To put it simply, slides aren't handouts. Slides are meant to work with the speaker and help the audience understand when showing is more efficient and effective than simply telling. Examples of this include photos for visual imagery and charts and graphs for data.
Handouts are for audience members to take home and read at their leisure so it doesn't matter as much if each page is jam packed with information. That being said, no one enjoys squinting at tiny font when trying to read the bottom corner of a busy slide that is showing 18 different things.

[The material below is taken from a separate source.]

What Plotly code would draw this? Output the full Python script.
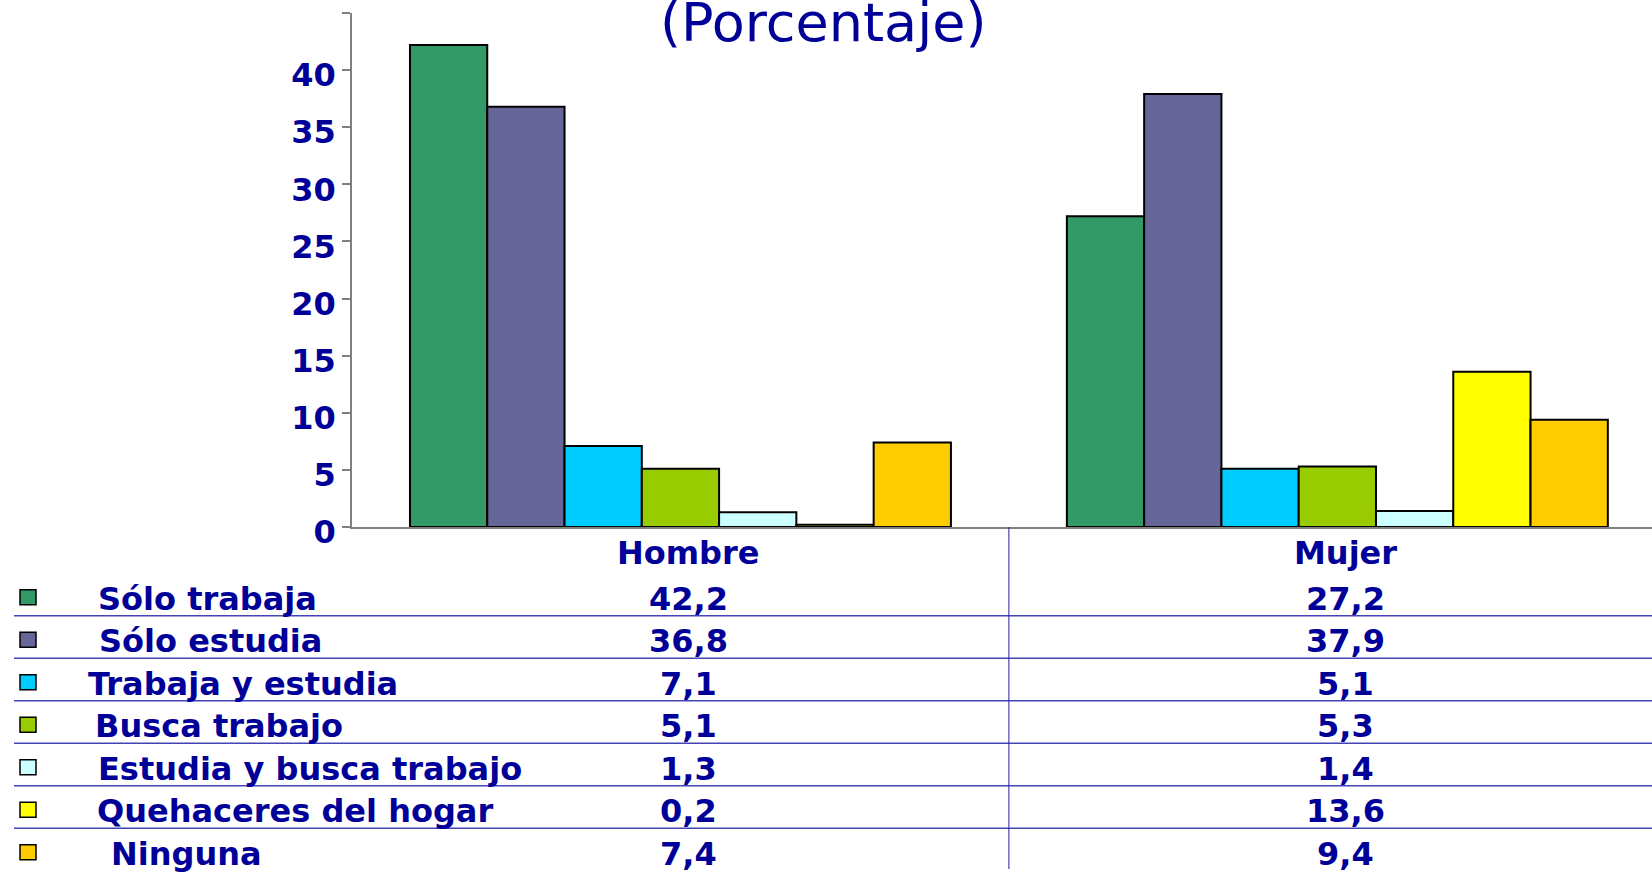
import plotly.graph_objects as go

# ---------------- data ----------------
categories = ["Hombre", "Mujer"]
series_names = ["Sólo trabaja", "Sólo estudia", "Trabaja y estudia", "Busca trabajo",
                "Estudia y busca trabajo", "Quehaceres del hogar", "Ninguna"]
hombre = [42.2, 36.8, 7.1, 5.1, 1.3, 0.2, 7.4]
mujer = [27.2, 37.9, 5.1, 5.3, 1.4, 13.6, 9.4]
y_tick_vals = [0, 5, 10, 15, 20, 25, 30, 35, 40, 45]
y_tick_text = ["0", "5", "10", "15", "20", "25", "30", "35", "40", ""]
title_text = "(Porcentaje)"

# ---------------- style ----------------
colors = ["#339966", "#666699", "#00CCFF", "#99CC00", "#CCFFFF", "#FFFF00", "#FFCC00"]
label_x_px = [99, 100, 89, 96, 99, 98, 112]   # left edge of each row label (px)
NAVY = "#000099"
FONT = "DejaVu Sans"
W, H = 1652, 873
PLOT_L, PLOT_R, PLOT_T, PLOT_B = 352, 1652, 13, 527
CAT_STEP = 656.9                 # px between category centres
ROW0, ROW_STEP = 610.0, 42.5     # baseline of first table row, row spacing
FS = 32
TITLE_FS = 54


def px(x):
    return x / W


def py(y):
    return 1 - y / H


fig = go.Figure()
for i, name in enumerate(series_names):
    fig.add_trace(go.Bar(
        name=name, x=categories, y=[hombre[i], mujer[i]],
        marker=dict(color=colors[i], line=dict(color="black", width=2)),
        showlegend=False, hoverinfo="skip"))

x_end = -0.5 + (PLOT_R - PLOT_L) / CAT_STEP

annotations = []
shapes = []

# title (its first line lies above the visible area in the original)
annotations.append(dict(text=title_text, x=px(823), y=py(41 - 0.346 * TITLE_FS),
                        xref="paper", yref="paper", xanchor="center", yanchor="middle",
                        showarrow=False, font=dict(family=FONT, size=TITLE_FS, color=NAVY)))

bold = dict(family=FONT, size=FS, color=NAVY, weight="bold")
for k, name in enumerate(series_names):
    base = ROW0 + ROW_STEP * k
    yc = py(base - 0.346 * FS)
    annotations.append(dict(text=name, x=px(label_x_px[k] - 3), y=yc, xref="paper", yref="paper",
                            xanchor="left", yanchor="middle", showarrow=False, font=bold))
    for j, vals in enumerate([hombre, mujer]):
        annotations.append(dict(text=f"{vals[k]:.1f}".replace(".", ","), x=j, xshift=8, y=yc,
                                xref="x", yref="paper", xanchor="center", yanchor="middle",
                                showarrow=False, font=bold))
    # legend key square
    sq = base - 12.7
    shapes.append(dict(type="rect", xref="paper", yref="paper",
                       x0=px(20), x1=px(36), y0=py(sq + 7.5), y1=py(sq - 7.5),
                       fillcolor=colors[k], line=dict(color="black", width=1.5)))
    if k < len(series_names) - 1:
        shapes.append(dict(type="line", xref="paper", yref="paper",
                           x0=px(14), x1=1, y0=py(base + 5.7), y1=py(base + 5.7),
                           line=dict(color="#4444b4", width=1.5)))

# header (category names)
hdr_y = py(564.3 - 0.346 * FS)
for j, c in enumerate(categories):
    annotations.append(dict(text=c, x=j, xshift=8, y=hdr_y, xref="x", yref="paper",
                            xanchor="center", yanchor="middle", showarrow=False, font=bold))

# vertical divider of the data table
shapes.append(dict(type="line", xref="x", yref="paper", x0=0.5, x1=0.5,
                   y0=py(PLOT_B), y1=py(869), line=dict(color="#2020a0", width=1)))

fig.update_layout(
    width=W, height=H, autosize=False,
    margin=dict(l=0, r=0, t=0, b=0, autoexpand=False),
    paper_bgcolor="white", plot_bgcolor="white",
    barmode="group", bargap=0.1765, bargroupgap=0,
    showlegend=False,
    annotations=annotations, shapes=shapes,
    xaxis=dict(domain=[px(PLOT_L), 1], range=[-0.5, x_end], type="category",
               showline=True, linecolor="#808080", linewidth=1.5, automargin=False,
               showticklabels=False, ticks="", showgrid=False, zeroline=False),
    yaxis=dict(domain=[py(PLOT_B), py(PLOT_T)], range=[0, 45], automargin=False,
               tickvals=y_tick_vals, ticktext=y_tick_text,
               showline=True, linecolor="#808080", linewidth=1.5,
               ticks="outside", ticklen=8, tickcolor="#808080", tickwidth=1.5,
               tickfont=bold, ticklabelstandoff=0, ticklabelshift=5,
               showgrid=False, zeroline=False),
)

fig.write_html(
    "out.html",
    config={"displayModeBar": False, "responsive": False},
    post_script="document.body.style.margin='0';document.body.style.overflow='hidden';"
                "document.documentElement.style.overflow='hidden';",
)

Last week when watching one of the pitches, there was a particularly busy slide that the presenter showed but only chose to talk about one section of it. I asked him why he put so much extra information on the slide but didn't bother to explain it. He seemed surprised that I would ask. The next slide was also packed with information in various formats and it took him quite a long time to cover everything. In this middle of his detailed explanation, I asked him where my eyes should be on his slide. Again, he looked confused. He was missing two important aspects of slide design. One: if you don't plan to say it, why show it? Two: information needs to be given in small amounts.
There are many other mistakes that presenters make with the slides. They write what they are going to say and then read from their slides. They fail to use animations for lists. They turn away from the audience and talk to the screen. But for now, let's focus on the process of sitting at your computer and designing a slide. Ask yourself what you want the audience to focus on and build a slide around that. Giving information to an audience is like feeding a baby, you need to give small bites and time for digesting is needed. Your slides will have much more impact if they focus on one thing each and what the audience is hearing matches what they are seeing.